Kansas policymakers left for recess on the heels of a very disappointing jobs report last week. According to the latest jobs report, the state ranked fourth in terms of jobs lost with a 5,700 decrease in employment. As legislators prepare to return in a couple weeks, they should consider what’s best for the Kansas economy. That is, pursue goals that make Kansas a better place to do business than any other state.
Kansas has a history of giving incentives to attract business. Despite this, businesses are leaving, and taking jobs and revenue with them. Legislators should look at all the hoops businesses must go through in Kansas and decide what hurdles can be removed to eliminate uncertainty and make the state more attractive for investment. Instead of asking what subsidy Kansas can give firms to get them to do business here, policymakers should ask existing business what it needs to operate more efficiently and effectively.
Certainty is a key component to sound economic development because it allows businesses to make permanent plans and decisions.
If Kansas had an economic climate that made it the best place to do business, regardless of outside contracts, defense restructuring, or inside subsidies, Boeing might not be leaving in 2013. If businesses understand the tax and regulatory landscape, and can count on it to be permanent, they can make good decisions. Outside factors are offset by a predictable and stable economic climate that allows them to be profitable. Certainty keeps jobs in Kansas creating revenue, not incentives.
The problem with incentives is that they are not free, and result in a cost to someone else since they come from tax revenue. The referendum on the Ambassador Hotel tax exemption in Wichita illustrates this lose-lose situation. If the hotel needs a tax credit to do business, it was likely not competitive in the first place. Businesses and taxpayers naturally oppose unfair advantages, and once subsidies are gone, the business may fail anyway.
To compete, Kansas should first think about businesses and people trading in the local economy and what permanent changes it would take to expand those businesses, instead of offering subsides.

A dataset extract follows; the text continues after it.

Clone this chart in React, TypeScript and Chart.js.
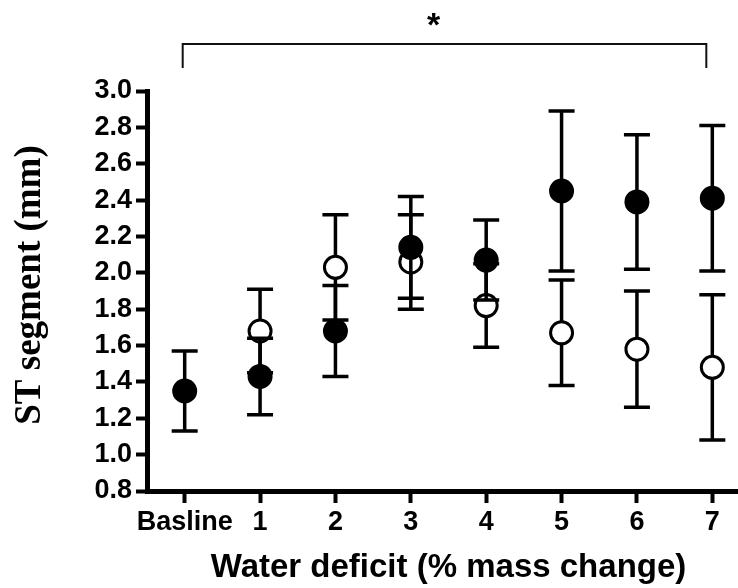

For sustainable economic growth, it is better to have 1,000 local businesses hire one extra person than use an incentive to bring in one business that may hire 1,000. Those jobs stay because of the permanent and positive business climate generating revenue, as opposed to jobs resulting from incentives that may leave and cost revenue dollars.
Once achieved, economic competitiveness is not something that can then be forgotten. A major role for any economic development agency should be vigilance in seeking competitive improvements. This includes monitoring processes and procedures that make the state unproductive and advocate for their removal or reform.
Key battles on taxes and the budget lie ahead; jobs and Kansas’s future are at stake. Let’s hope decision makers see fit to avoid merely doing things as they have always been done. Most incentives or subsidies are payments to compensate for things in the economy that need to be fixed, but nobody wants to make the necessary changes. A better economic development program is cultivating a climate where it is unnecessary to offer any special incentives to encourage business and investors to come to your state.